=== Problem to work on ===
Data follows below. Repeat exactly the lines between the line holding "Rebuild this chart" and the line holding "const xTicks = [0, 5, 10, 15, 20];", inclusive, and nothing more; drop pictures.

-------- Listing

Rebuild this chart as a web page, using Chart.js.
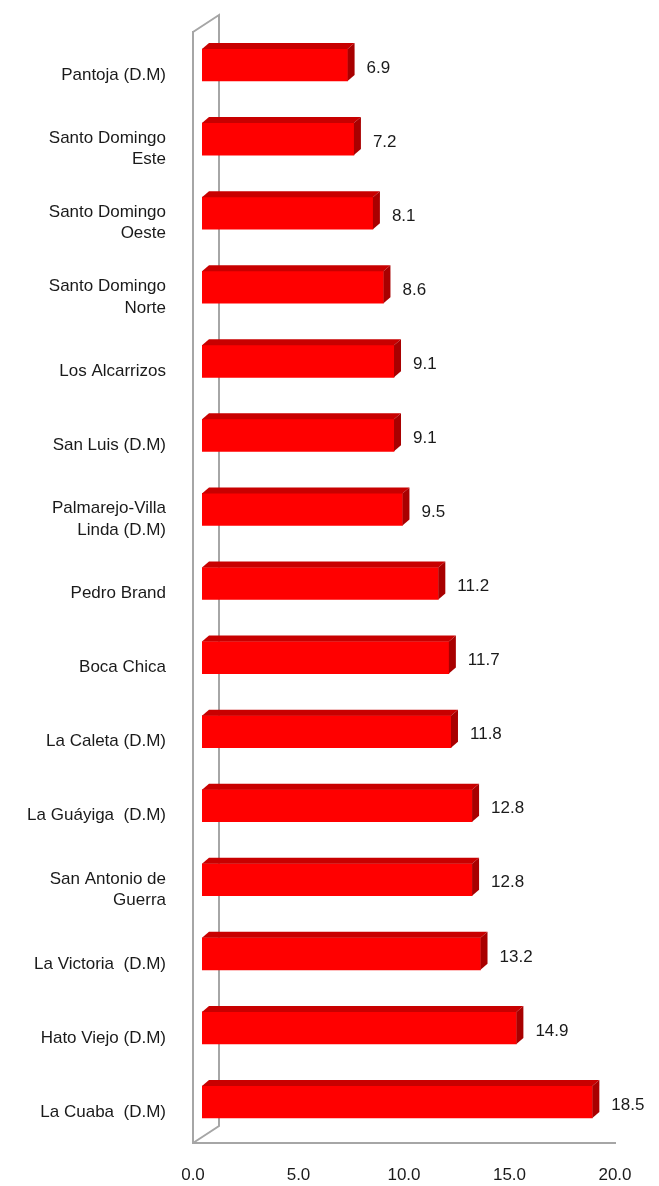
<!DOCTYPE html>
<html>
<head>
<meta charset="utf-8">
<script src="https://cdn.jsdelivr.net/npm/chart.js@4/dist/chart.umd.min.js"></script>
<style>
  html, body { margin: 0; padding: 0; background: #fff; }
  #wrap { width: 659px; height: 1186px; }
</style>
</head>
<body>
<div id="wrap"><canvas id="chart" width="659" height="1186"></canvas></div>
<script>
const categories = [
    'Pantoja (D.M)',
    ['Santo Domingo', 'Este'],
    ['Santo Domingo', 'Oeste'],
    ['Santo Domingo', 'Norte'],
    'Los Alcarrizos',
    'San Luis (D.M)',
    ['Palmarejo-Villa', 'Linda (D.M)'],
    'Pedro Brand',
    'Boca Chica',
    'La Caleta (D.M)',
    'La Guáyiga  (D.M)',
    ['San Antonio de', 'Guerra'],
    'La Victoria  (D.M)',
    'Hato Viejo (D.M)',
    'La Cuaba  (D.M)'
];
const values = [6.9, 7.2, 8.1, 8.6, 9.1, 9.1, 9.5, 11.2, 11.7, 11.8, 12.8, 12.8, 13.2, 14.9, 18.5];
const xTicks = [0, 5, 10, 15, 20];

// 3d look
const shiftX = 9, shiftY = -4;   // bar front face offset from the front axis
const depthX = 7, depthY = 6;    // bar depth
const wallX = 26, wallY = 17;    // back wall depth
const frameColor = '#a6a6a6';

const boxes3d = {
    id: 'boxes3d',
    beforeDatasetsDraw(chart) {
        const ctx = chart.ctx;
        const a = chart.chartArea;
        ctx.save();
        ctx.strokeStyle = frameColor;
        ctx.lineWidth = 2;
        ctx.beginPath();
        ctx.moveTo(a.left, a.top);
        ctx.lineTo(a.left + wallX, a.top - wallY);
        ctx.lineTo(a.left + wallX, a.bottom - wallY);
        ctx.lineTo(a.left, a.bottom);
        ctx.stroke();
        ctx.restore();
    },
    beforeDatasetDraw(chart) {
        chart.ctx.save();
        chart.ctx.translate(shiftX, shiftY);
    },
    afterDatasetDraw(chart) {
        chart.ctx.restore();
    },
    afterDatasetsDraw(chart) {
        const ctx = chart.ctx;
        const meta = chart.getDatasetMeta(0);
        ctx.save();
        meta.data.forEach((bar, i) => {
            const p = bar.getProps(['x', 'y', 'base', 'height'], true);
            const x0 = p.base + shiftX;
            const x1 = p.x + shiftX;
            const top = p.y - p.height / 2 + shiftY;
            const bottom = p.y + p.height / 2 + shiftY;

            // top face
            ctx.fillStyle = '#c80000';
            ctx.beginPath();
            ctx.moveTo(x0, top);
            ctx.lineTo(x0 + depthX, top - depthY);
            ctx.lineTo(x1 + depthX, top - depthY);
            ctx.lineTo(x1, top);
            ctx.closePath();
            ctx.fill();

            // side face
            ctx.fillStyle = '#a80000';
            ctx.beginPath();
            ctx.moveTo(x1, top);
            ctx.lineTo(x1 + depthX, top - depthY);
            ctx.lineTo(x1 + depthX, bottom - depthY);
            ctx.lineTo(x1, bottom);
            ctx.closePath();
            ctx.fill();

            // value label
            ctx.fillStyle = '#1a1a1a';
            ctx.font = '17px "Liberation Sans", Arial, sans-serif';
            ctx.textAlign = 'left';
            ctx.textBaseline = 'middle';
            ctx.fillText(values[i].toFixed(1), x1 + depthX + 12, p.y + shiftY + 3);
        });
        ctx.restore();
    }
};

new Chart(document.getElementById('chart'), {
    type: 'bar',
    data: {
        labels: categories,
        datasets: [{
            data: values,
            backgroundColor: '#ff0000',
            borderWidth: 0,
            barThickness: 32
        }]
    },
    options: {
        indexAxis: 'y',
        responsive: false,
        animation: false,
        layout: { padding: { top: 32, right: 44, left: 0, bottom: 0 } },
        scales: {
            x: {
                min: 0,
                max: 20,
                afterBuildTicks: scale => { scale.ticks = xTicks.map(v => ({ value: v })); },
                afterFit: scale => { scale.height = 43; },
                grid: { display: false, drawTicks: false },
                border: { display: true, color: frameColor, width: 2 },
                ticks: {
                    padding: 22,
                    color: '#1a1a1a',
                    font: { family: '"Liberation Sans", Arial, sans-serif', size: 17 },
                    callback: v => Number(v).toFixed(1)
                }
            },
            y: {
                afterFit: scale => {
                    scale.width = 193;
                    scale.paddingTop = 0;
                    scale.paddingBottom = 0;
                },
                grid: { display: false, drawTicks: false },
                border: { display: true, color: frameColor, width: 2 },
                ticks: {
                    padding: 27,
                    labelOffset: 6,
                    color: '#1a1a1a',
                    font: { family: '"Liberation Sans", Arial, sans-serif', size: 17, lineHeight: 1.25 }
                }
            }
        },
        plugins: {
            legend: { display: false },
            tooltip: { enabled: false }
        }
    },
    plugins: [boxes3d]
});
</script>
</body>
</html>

----------------
-------- Listing

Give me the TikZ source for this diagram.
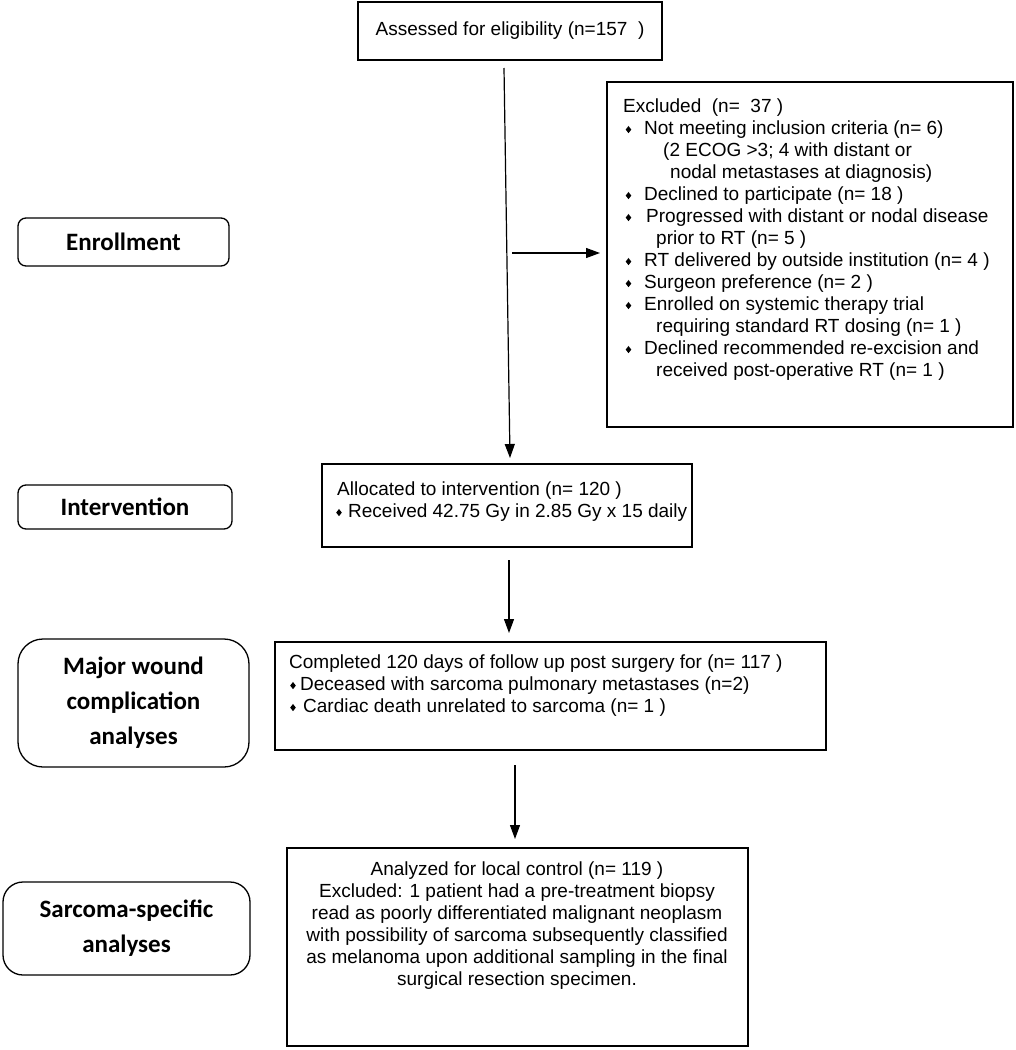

----------------

=== Answer to the problem ===
Rebuild this chart as a web page, using Chart.js.
<!DOCTYPE html>
<html>
<head>
<meta charset="utf-8">
<script src="https://cdn.jsdelivr.net/npm/chart.js@4/dist/chart.umd.min.js"></script>
<style>
  html, body { margin: 0; padding: 0; background: #fff; }
  #wrap { width: 659px; height: 1186px; }
</style>
</head>
<body>
<div id="wrap"><canvas id="chart" width="659" height="1186"></canvas></div>
<script>
const categories = [
    'Pantoja (D.M)',
    ['Santo Domingo', 'Este'],
    ['Santo Domingo', 'Oeste'],
    ['Santo Domingo', 'Norte'],
    'Los Alcarrizos',
    'San Luis (D.M)',
    ['Palmarejo-Villa', 'Linda (D.M)'],
    'Pedro Brand',
    'Boca Chica',
    'La Caleta (D.M)',
    'La Guáyiga  (D.M)',
    ['San Antonio de', 'Guerra'],
    'La Victoria  (D.M)',
    'Hato Viejo (D.M)',
    'La Cuaba  (D.M)'
];
const values = [6.9, 7.2, 8.1, 8.6, 9.1, 9.1, 9.5, 11.2, 11.7, 11.8, 12.8, 12.8, 13.2, 14.9, 18.5];
const xTicks = [0, 5, 10, 15, 20];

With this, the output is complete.